Can you print the data exactly and leave out each image?

— begin DATA SECTION —

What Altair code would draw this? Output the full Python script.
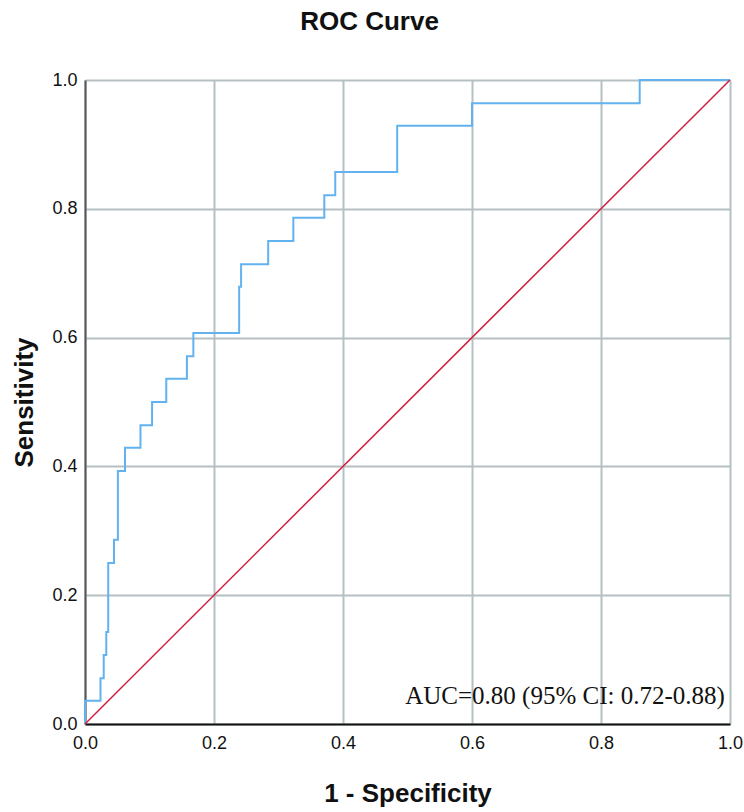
import altair as alt
import pandas as pd

# ROC step curve: 1 - specificity vs sensitivity at each threshold
fpr = [0.0, 0.0, 0.024, 0.029, 0.033, 0.036, 0.045, 0.051, 0.062, 0.086,
       0.104, 0.126, 0.158, 0.168, 0.239, 0.242, 0.284, 0.323, 0.371,
       0.388, 0.484, 0.600, 0.860, 1.0]
tpr = [0.0, 0.036, 0.071, 0.107, 0.143, 0.250, 0.286, 0.393, 0.429, 0.464,
       0.500, 0.536, 0.571, 0.607, 0.679, 0.714, 0.750, 0.786, 0.821,
       0.857, 0.929, 0.964, 1.0, 1.0]

# reference line of no discrimination
ref_x = [0.0, 1.0]
ref_y = [0.0, 1.0]

ticks = [0.0, 0.2, 0.4, 0.6, 0.8, 1.0]
auc_label = "AUC=0.80 (95% CI: 0.72-0.88)"

curve_df = pd.DataFrame({"fpr": fpr, "tpr": tpr, "order": range(len(fpr))})
ref_df = pd.DataFrame({"fpr": ref_x, "tpr": ref_y})
label_df = pd.DataFrame({"fpr": [0.992], "tpr": [0.024], "text": [auc_label]})

SANS = "Liberation Sans, Arial"

x_enc = alt.X(
    "fpr:Q",
    scale=alt.Scale(domain=[0, 1], nice=False),
    axis=alt.Axis(values=ticks, format=".1f", title="1 - Specificity"),
)
y_enc = alt.Y(
    "tpr:Q",
    scale=alt.Scale(domain=[0, 1], nice=False),
    axis=alt.Axis(values=ticks, format=".1f", title="Sensitivity"),
)

curve = alt.Chart(curve_df).mark_line(
    interpolate="step-after", color="#62b2ef", strokeWidth=2
).encode(x=x_enc, y=y_enc, order="order:Q")

diag = alt.Chart(ref_df).mark_line(color="#d11f3f", strokeWidth=1.5).encode(
    x="fpr:Q", y="tpr:Q"
)

auc = alt.Chart(label_df).mark_text(
    align="right", baseline="bottom", font="Liberation Serif, Times New Roman",
    fontSize=25, color="#111111"
).encode(x="fpr:Q", y="tpr:Q", text="text:N")

chart = (
    alt.layer(curve, diag, auc)
    .properties(
        width=645,
        height=644,
        autosize=alt.AutoSizeParams(type="none"),
        padding={"left": 85, "top": 80, "right": 14, "bottom": 88},
        title=alt.TitleParams(
            "ROC Curve", font=SANS, fontSize=26, fontWeight="bold",
            color="#111111", anchor="middle", dx=-38, offset=36,
        ),
    )
    .configure_view(stroke=None)
    .configure_axis(
        grid=True,
        gridColor="#b6c0c3",
        gridWidth=2,
        gridOpacity=1,
        ticks=False,
        labelFont=SANS,
        labelFontSize=18,
        labelColor="#111111",
        titleFont=SANS,
        titleFontSize=26,
        titleFontWeight="bold",
        titleColor="#111111",
        labelFlush=False,
    )
    .configure_axisY(
        domainColor="#555555", domainWidth=2, labelPadding=8, titlePadding=14
    )
    .configure_axisX(
        domainColor="#111111", domainWidth=2, labelPadding=10, titlePadding=28
    )
)

chart.save("out.html", embed_options={"renderer": "svg", "actions": False})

— end DATA SECTION —

* THE REPLY
What Altair code would draw this? Output the full Python script.
import altair as alt
import pandas as pd

# ROC step curve: 1 - specificity vs sensitivity at each threshold
fpr = [0.0, 0.0, 0.024, 0.029, 0.033, 0.036, 0.045, 0.051, 0.062, 0.086,
       0.104, 0.126, 0.158, 0.168, 0.239, 0.242, 0.284, 0.323, 0.371,
       0.388, 0.484, 0.600, 0.860, 1.0]
tpr = [0.0, 0.036, 0.071, 0.107, 0.143, 0.250, 0.286, 0.393, 0.429, 0.464,
       0.500, 0.536, 0.571, 0.607, 0.679, 0.714, 0.750, 0.786, 0.821,
       0.857, 0.929, 0.964, 1.0, 1.0]

# reference line of no discrimination
ref_x = [0.0, 1.0]
ref_y = [0.0, 1.0]

ticks = [0.0, 0.2, 0.4, 0.6, 0.8, 1.0]
auc_label = "AUC=0.80 (95% CI: 0.72-0.88)"

curve_df = pd.DataFrame({"fpr": fpr, "tpr": tpr, "order": range(len(fpr))})
ref_df = pd.DataFrame({"fpr": ref_x, "tpr": ref_y})
label_df = pd.DataFrame({"fpr": [0.992], "tpr": [0.024], "text": [auc_label]})

SANS = "Liberation Sans, Arial"

x_enc = alt.X(
    "fpr:Q",
    scale=alt.Scale(domain=[0, 1], nice=False),
    axis=alt.Axis(values=ticks, format=".1f", title="1 - Specificity"),
)
y_enc = alt.Y(
    "tpr:Q",
    scale=alt.Scale(domain=[0, 1], nice=False),
    axis=alt.Axis(values=ticks, format=".1f", title="Sensitivity"),
)

curve = alt.Chart(curve_df).mark_line(
    interpolate="step-after", color="#62b2ef", strokeWidth=2
).encode(x=x_enc, y=y_enc, order="order:Q")

diag = alt.Chart(ref_df).mark_line(color="#d11f3f", strokeWidth=1.5).encode(
    x="fpr:Q", y="tpr:Q"
)

auc = alt.Chart(label_df).mark_text(
    align="right", baseline="bottom", font="Liberation Serif, Times New Roman",
    fontSize=25, color="#111111"
).encode(x="fpr:Q", y="tpr:Q", text="text:N")

chart = (
    alt.layer(curve, diag, auc)
    .properties(
        width=645,
        height=644,
        autosize=alt.AutoSizeParams(type="none"),
        padding={"left": 85, "top": 80, "right": 14, "bottom": 88},
        title=alt.TitleParams(
            "ROC Curve", font=SANS, fontSize=26, fontWeight="bold",
            color="#111111", anchor="middle", dx=-38, offset=36,
        ),
    )
    .configure_view(stroke=None)
    .configure_axis(
        grid=True,
        gridColor="#b6c0c3",
        gridWidth=2,
        gridOpacity=1,
        ticks=False,
        labelFont=SANS,
        labelFontSize=18,
        labelColor="#111111",
        titleFont=SANS,
        titleFontSize=26,
        titleFontWeight="bold",
        titleColor="#111111",
        labelFlush=False,
    )
    .configure_axisY(
        domainColor="#555555", domainWidth=2, labelPadding=8, titlePadding=14
    )
    .configure_axisX(
        domainColor="#111111", domainWidth=2, labelPadding=10, titlePadding=28
    )
)

chart.save("out.html", embed_options={"renderer": "svg", "actions": False})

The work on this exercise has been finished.